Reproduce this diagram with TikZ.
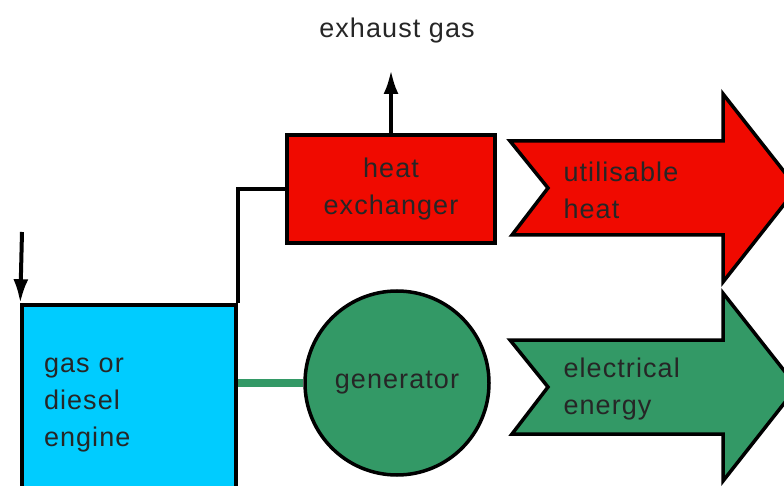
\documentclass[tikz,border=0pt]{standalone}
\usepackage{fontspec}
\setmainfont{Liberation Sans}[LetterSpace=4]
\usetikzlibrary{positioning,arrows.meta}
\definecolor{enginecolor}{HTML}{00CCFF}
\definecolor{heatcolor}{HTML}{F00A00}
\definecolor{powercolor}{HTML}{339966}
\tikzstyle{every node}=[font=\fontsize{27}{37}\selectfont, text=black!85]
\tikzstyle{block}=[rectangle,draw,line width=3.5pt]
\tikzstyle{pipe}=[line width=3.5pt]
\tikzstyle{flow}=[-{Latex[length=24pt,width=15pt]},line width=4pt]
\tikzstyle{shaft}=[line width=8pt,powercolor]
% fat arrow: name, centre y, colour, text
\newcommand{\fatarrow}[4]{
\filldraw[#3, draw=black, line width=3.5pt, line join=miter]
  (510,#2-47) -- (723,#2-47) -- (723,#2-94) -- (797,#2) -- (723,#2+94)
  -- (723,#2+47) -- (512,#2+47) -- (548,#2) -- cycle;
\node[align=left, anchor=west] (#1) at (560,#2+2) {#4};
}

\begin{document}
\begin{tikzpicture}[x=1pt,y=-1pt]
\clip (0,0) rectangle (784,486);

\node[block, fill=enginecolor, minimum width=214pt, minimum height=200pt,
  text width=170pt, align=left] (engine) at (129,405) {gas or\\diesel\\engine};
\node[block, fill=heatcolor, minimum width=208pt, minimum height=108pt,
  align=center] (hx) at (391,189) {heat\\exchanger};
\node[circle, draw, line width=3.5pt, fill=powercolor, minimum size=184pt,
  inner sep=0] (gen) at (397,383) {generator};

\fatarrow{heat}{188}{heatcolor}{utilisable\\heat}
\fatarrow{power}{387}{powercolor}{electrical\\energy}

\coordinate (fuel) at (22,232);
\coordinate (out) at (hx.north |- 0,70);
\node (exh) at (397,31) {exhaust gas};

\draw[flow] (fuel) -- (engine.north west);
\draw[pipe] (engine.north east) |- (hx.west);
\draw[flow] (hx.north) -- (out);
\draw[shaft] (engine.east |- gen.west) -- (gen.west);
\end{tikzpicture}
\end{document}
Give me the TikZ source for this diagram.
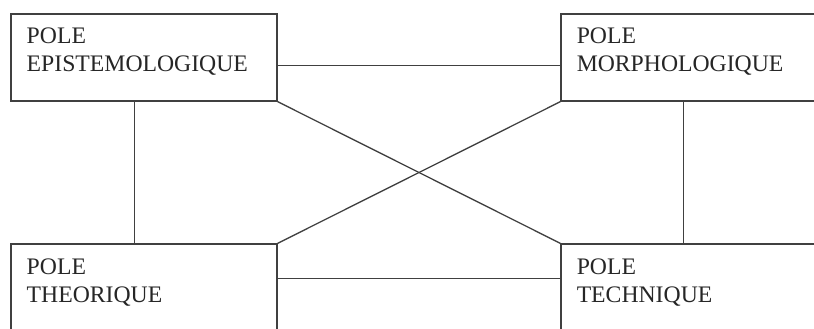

_ _ _ _ _ _ _

# [Exercise description]
Copy the data character for character, but drop all pictures from the copy.

# [Output]
Reproduce this diagram with TikZ.
\documentclass[tikz,border=0pt]{standalone}
\usepackage{fontspec}
\setmainfont{Liberation Sans}[LetterSpace=4]
\usetikzlibrary{positioning,arrows.meta}
\definecolor{enginecolor}{HTML}{00CCFF}
\definecolor{heatcolor}{HTML}{F00A00}
\definecolor{powercolor}{HTML}{339966}
\tikzstyle{every node}=[font=\fontsize{27}{37}\selectfont, text=black!85]
\tikzstyle{block}=[rectangle,draw,line width=3.5pt]
\tikzstyle{pipe}=[line width=3.5pt]
\tikzstyle{flow}=[-{Latex[length=24pt,width=15pt]},line width=4pt]
\tikzstyle{shaft}=[line width=8pt,powercolor]
% fat arrow: name, centre y, colour, text
\newcommand{\fatarrow}[4]{
\filldraw[#3, draw=black, line width=3.5pt, line join=miter]
  (510,#2-47) -- (723,#2-47) -- (723,#2-94) -- (797,#2) -- (723,#2+94)
  -- (723,#2+47) -- (512,#2+47) -- (548,#2) -- cycle;
\node[align=left, anchor=west] (#1) at (560,#2+2) {#4};
}

\begin{document}
\begin{tikzpicture}[x=1pt,y=-1pt]
\clip (0,0) rectangle (784,486);

\node[block, fill=enginecolor, minimum width=214pt, minimum height=200pt,
  text width=170pt, align=left] (engine) at (129,405) {gas or\\diesel\\engine};
\node[block, fill=heatcolor, minimum width=208pt, minimum height=108pt,
  align=center] (hx) at (391,189) {heat\\exchanger};
\node[circle, draw, line width=3.5pt, fill=powercolor, minimum size=184pt,
  inner sep=0] (gen) at (397,383) {generator};

\fatarrow{heat}{188}{heatcolor}{utilisable\\heat}
\fatarrow{power}{387}{powercolor}{electrical\\energy}

\coordinate (fuel) at (22,232);
\coordinate (out) at (hx.north |- 0,70);
\node (exh) at (397,31) {exhaust gas};

\draw[flow] (fuel) -- (engine.north west);
\draw[pipe] (engine.north east) |- (hx.west);
\draw[flow] (hx.north) -- (out);
\draw[shaft] (engine.east |- gen.west) -- (gen.west);
\end{tikzpicture}
\end{document}
Give me the TikZ source for this diagram.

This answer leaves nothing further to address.